A surge in female prisoners incarcerated on low-level drug charges led to the temporary shutdown of a program at the South Dakota Women’s Prison that helps prisoners maintain family ties and relationships. The Parent and Children Together (P.A.C.T.) program provides extended visitation for imprisoned mothers and their children. P.A.C.T. allows minor children to stay with their mothers in prison for a weekend visit once a month, in addition to regular visitation hours. Prisoners pay $5 per child for each program visit.

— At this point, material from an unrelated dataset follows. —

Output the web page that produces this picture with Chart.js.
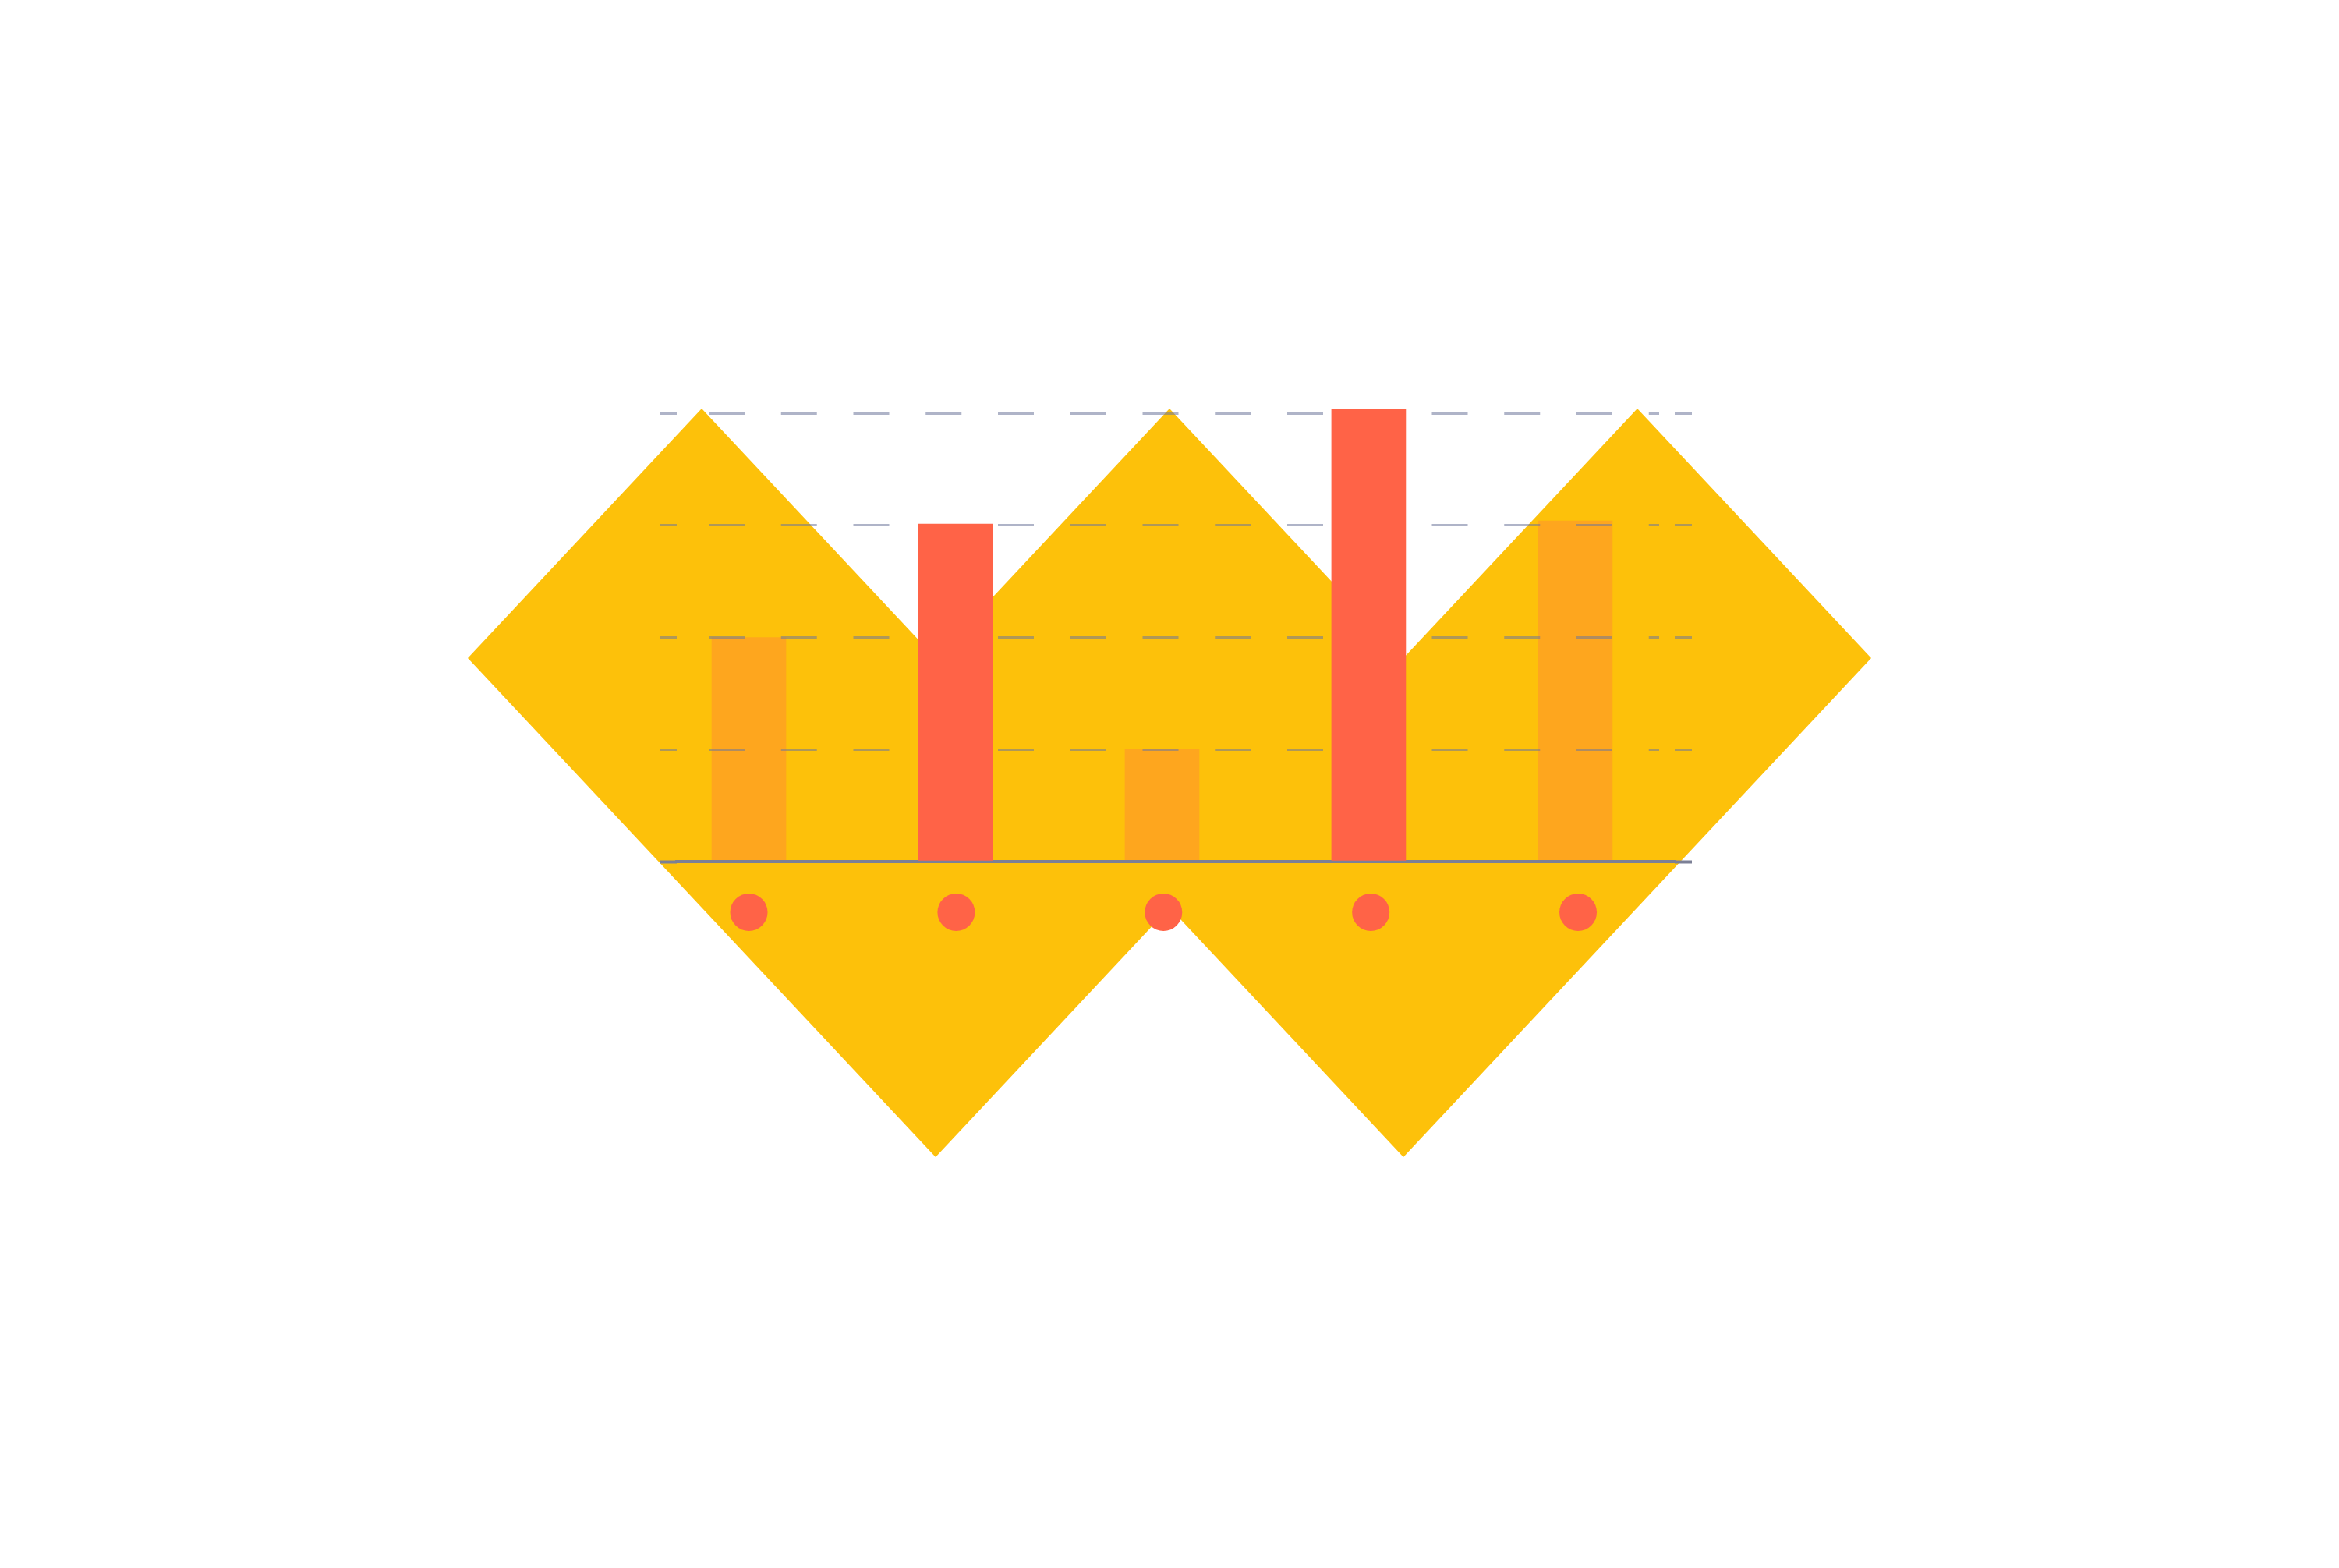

According to Kevin Kroger, whose wife, Nicole, is a P.A.C.T. participant, the Kroger family has met at the family-style P.A.C.T. house eight times in just over a year, but received notice that their next scheduled visit had been cancelled. Kroger said the visits were especially important for their three-year-old son, who has Down Syndrome. The family visits allow them to do normal activities, like bathing their son and reading bedtime stories together. “The kids are disappointed, as we look forward to it,” Kroger said. “It’s the closest our family can get for the time being.”

SD DOC Secretary Denny Kaemingk said on March 1, 2016 that an overabundance of incoming minimum-security prisoners had forced officials to set up bunks for 20 women in the house reserved for the P.A.C.T. program to ease overcrowding in the main facility, resulting in the cancellation of many family visits. Kaemingk noted that South Dakota’s ingestion statute, which allows prosecutors to charge someone who tests positive for methamphetamine, cocaine or any other scheduled drug with felony drug possession, was a major factor in the surge of new prisoners. He said many low-level drug offenders being sent to prison could instead get help in their communities. “We’re getting female inmates that we’re mad at, not inmates we’re scared of,” Kaemingk declared. “They’re using prison as a default.”

On March 15, 2016, SD DOC spokeswoman Mandy Nielsen confirmed that the 20 prisoners who were sleeping in the ranch-style P.A.C.T. house had been moved back into the general population. She said some prisoners were transferred and the P.A.C.T. program would again be available for family visits. Of course, that is subject to change if the prison faces future overcrowding.